• **TASK PROMPT**: Spot every line with the word "that" and return it.

• **RECORD EXTRACTS**:

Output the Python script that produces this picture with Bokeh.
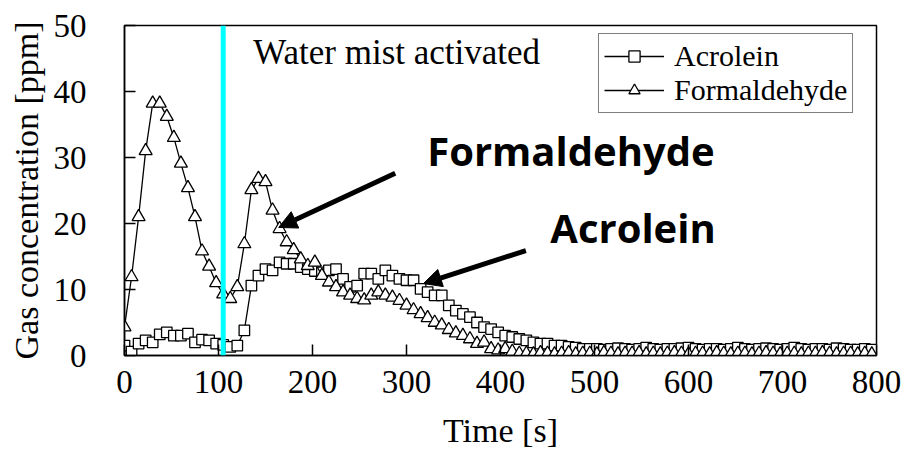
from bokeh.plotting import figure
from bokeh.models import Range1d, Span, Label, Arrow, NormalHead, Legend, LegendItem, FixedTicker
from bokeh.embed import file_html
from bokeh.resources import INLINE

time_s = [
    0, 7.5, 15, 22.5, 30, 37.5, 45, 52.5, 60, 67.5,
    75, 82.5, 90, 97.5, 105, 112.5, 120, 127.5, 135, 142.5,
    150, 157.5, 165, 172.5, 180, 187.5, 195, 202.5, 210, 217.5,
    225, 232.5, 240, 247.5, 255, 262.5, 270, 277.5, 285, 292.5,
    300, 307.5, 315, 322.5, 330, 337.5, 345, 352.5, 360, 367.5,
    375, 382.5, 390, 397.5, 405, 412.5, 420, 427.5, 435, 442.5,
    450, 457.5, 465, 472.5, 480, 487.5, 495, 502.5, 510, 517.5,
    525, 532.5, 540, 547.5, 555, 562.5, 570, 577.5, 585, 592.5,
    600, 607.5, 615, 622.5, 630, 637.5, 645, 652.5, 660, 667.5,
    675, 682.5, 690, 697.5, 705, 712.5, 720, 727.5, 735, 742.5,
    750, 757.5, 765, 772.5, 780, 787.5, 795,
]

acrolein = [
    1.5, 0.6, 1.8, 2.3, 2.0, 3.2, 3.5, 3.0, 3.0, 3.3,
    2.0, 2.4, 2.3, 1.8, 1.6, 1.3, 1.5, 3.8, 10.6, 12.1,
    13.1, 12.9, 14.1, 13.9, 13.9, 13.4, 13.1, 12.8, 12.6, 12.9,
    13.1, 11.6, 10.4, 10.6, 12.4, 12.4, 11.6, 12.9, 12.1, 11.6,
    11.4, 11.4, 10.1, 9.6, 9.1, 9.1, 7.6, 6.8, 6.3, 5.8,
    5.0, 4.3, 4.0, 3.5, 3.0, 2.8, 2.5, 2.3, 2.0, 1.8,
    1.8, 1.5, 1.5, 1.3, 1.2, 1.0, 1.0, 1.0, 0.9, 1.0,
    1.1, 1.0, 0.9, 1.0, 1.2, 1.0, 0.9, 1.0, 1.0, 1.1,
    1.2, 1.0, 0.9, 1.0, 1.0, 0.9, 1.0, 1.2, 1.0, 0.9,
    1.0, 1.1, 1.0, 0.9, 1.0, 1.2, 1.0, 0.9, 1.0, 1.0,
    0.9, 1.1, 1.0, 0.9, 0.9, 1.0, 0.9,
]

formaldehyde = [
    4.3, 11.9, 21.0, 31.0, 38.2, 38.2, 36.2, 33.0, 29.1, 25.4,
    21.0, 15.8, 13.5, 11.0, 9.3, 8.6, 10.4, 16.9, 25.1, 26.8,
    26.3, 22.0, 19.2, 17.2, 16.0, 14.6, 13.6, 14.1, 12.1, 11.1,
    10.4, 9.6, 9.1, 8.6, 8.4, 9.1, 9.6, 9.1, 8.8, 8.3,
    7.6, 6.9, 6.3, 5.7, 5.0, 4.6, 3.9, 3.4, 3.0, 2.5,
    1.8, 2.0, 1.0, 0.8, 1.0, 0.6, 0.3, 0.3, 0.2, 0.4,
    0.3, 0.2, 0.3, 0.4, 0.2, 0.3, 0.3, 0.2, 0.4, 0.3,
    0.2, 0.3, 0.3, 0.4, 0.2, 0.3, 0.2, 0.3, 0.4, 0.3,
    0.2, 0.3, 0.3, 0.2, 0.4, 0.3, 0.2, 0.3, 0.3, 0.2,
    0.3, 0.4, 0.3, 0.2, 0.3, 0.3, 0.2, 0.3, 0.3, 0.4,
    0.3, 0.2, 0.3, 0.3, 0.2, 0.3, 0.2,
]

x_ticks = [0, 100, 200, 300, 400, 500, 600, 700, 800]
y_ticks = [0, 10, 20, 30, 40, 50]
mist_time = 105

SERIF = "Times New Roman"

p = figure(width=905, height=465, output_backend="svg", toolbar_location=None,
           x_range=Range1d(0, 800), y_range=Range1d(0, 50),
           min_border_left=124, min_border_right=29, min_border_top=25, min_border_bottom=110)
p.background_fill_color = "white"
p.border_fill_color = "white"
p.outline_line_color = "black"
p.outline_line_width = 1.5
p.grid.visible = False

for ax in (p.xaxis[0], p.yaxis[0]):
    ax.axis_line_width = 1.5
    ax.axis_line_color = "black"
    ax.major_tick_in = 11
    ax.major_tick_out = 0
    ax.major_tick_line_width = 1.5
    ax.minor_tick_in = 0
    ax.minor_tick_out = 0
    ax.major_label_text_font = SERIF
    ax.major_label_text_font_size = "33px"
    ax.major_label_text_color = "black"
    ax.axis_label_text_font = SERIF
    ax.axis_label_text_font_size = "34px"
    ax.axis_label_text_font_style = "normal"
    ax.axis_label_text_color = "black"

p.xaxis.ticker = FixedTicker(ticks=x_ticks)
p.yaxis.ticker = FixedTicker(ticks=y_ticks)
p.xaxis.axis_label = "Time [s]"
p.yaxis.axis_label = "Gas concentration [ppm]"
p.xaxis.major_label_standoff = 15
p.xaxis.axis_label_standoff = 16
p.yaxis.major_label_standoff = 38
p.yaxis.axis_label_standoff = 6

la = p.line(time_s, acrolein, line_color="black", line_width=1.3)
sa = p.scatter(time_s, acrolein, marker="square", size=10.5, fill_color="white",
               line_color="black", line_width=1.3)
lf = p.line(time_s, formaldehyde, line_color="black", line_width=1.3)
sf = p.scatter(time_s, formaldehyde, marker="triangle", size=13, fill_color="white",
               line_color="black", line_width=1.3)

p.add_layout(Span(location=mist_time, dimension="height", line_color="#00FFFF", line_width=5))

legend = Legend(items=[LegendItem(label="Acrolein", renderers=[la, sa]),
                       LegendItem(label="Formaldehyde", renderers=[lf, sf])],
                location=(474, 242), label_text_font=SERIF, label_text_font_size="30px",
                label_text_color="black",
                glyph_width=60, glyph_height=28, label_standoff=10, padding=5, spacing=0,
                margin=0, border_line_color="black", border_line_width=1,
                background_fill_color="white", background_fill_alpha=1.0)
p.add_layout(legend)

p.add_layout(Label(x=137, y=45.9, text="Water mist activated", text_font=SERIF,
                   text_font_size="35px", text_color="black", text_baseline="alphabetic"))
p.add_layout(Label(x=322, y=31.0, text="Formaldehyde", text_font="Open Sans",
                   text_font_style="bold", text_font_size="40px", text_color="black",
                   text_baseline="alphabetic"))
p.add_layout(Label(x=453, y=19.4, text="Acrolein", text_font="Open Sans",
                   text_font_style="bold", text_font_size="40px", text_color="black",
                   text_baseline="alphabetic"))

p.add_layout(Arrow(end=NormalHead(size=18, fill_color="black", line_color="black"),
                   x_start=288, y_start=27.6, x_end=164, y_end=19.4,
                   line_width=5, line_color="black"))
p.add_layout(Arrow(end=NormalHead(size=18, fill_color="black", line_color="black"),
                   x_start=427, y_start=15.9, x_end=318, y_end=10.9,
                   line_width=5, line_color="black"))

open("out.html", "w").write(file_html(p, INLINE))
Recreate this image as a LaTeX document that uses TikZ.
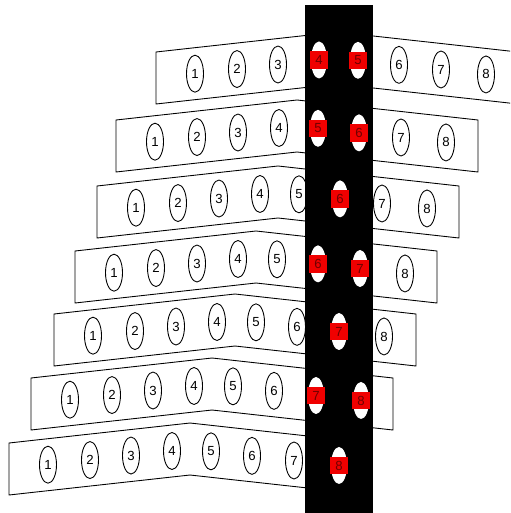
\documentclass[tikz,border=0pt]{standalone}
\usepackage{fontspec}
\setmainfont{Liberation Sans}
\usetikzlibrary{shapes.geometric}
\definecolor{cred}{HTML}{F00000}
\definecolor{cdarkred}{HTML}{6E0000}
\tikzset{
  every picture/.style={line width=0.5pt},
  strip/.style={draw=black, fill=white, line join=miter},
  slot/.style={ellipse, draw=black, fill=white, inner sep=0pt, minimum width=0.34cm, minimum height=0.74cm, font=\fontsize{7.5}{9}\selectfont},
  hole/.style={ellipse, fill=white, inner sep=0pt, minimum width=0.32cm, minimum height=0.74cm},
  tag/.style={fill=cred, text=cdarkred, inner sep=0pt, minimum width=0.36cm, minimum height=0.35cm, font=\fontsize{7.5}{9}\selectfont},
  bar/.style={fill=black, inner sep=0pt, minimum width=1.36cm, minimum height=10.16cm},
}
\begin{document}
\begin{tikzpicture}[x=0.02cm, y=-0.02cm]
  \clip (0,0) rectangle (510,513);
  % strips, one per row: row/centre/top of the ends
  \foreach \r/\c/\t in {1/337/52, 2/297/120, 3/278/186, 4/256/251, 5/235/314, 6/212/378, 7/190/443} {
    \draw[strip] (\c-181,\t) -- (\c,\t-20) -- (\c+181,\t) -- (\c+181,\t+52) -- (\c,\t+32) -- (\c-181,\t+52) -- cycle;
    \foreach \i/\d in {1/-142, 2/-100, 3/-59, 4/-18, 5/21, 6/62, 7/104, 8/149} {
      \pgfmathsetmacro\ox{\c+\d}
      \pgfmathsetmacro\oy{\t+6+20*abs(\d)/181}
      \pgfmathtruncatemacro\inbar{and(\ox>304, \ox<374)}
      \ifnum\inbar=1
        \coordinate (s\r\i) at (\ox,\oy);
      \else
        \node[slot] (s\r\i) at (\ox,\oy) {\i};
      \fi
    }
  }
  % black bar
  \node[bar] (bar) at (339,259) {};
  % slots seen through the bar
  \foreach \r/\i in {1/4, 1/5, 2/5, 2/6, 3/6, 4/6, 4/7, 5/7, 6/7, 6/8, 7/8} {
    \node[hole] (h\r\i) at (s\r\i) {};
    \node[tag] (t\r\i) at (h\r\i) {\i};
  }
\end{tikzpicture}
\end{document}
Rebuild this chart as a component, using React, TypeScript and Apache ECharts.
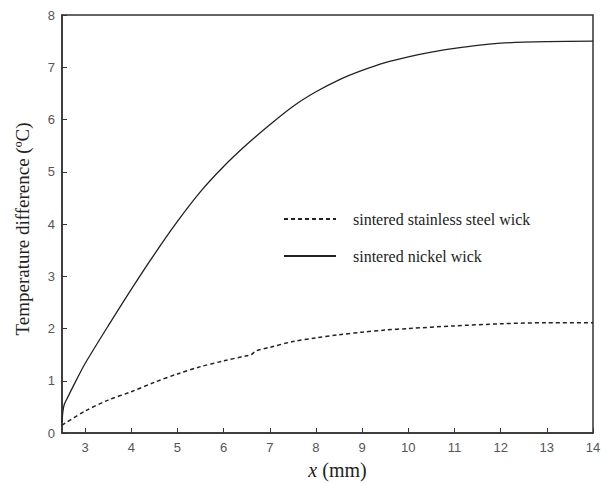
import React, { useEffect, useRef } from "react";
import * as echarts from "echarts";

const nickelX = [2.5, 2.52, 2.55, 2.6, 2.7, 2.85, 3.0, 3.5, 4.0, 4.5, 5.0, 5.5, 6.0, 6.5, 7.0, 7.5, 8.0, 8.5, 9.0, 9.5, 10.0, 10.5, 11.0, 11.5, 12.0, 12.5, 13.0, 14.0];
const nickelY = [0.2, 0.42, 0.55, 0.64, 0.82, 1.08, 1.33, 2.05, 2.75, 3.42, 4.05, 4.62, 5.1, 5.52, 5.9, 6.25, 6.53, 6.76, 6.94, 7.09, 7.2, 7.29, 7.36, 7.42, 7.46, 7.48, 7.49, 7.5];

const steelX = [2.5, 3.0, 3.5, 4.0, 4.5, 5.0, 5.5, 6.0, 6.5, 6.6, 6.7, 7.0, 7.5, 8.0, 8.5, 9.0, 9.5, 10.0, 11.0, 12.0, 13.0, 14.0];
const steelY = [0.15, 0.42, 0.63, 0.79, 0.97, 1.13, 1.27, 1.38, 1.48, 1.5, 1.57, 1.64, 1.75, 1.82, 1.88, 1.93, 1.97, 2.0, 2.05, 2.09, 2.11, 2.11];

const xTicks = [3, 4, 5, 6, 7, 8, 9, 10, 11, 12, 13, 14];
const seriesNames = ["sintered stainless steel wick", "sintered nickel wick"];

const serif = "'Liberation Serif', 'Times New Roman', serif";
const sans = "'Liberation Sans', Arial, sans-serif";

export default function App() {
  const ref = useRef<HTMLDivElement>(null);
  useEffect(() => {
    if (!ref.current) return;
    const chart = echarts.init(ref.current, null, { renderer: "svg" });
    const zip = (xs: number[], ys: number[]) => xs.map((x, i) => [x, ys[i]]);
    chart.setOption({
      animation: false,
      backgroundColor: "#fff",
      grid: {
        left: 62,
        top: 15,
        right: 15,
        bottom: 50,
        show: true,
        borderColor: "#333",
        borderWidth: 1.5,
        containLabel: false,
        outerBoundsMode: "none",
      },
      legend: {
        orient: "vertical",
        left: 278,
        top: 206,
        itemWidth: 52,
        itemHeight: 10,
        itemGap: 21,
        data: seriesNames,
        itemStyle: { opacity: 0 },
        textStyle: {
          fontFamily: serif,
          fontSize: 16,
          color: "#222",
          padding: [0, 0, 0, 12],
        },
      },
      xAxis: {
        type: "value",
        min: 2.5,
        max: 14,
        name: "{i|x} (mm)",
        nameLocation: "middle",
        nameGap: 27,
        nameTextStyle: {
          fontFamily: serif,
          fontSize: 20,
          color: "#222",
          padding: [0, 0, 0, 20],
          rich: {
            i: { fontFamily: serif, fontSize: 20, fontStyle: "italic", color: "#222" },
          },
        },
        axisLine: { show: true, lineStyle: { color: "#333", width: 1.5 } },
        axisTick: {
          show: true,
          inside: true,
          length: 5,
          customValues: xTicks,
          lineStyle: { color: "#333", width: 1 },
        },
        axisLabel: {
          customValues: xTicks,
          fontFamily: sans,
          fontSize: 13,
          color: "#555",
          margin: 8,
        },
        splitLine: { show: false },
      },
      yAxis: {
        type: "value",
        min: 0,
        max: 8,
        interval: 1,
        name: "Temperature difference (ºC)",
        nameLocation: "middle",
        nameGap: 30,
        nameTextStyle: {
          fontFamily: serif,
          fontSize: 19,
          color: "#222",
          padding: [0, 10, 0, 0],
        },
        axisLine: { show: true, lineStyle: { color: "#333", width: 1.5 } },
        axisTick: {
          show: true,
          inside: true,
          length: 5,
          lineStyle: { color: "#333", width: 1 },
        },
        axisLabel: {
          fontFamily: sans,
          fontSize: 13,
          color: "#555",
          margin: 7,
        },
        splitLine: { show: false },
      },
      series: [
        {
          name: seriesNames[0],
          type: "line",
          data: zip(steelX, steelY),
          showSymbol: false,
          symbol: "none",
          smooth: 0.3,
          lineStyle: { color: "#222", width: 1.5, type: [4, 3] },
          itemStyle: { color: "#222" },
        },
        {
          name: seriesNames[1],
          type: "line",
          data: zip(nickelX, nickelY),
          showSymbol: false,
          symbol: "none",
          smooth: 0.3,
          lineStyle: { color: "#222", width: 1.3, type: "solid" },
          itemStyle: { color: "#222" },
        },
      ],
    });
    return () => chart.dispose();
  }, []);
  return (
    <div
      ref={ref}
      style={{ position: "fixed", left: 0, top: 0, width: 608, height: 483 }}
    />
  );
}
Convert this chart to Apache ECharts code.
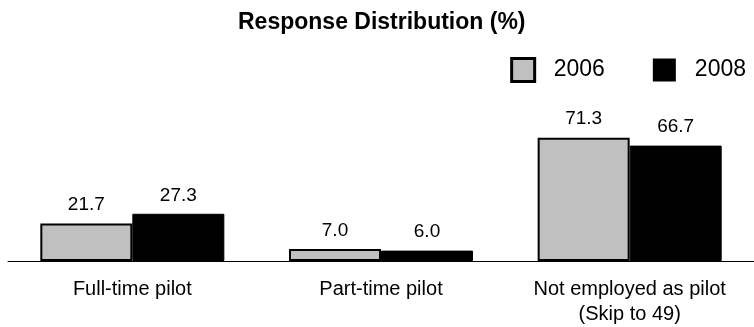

• **RESULT BELOW**:
Output the Python script that produces this picture with Bokeh.
Recreate this image as a LaTeX document that uses TikZ.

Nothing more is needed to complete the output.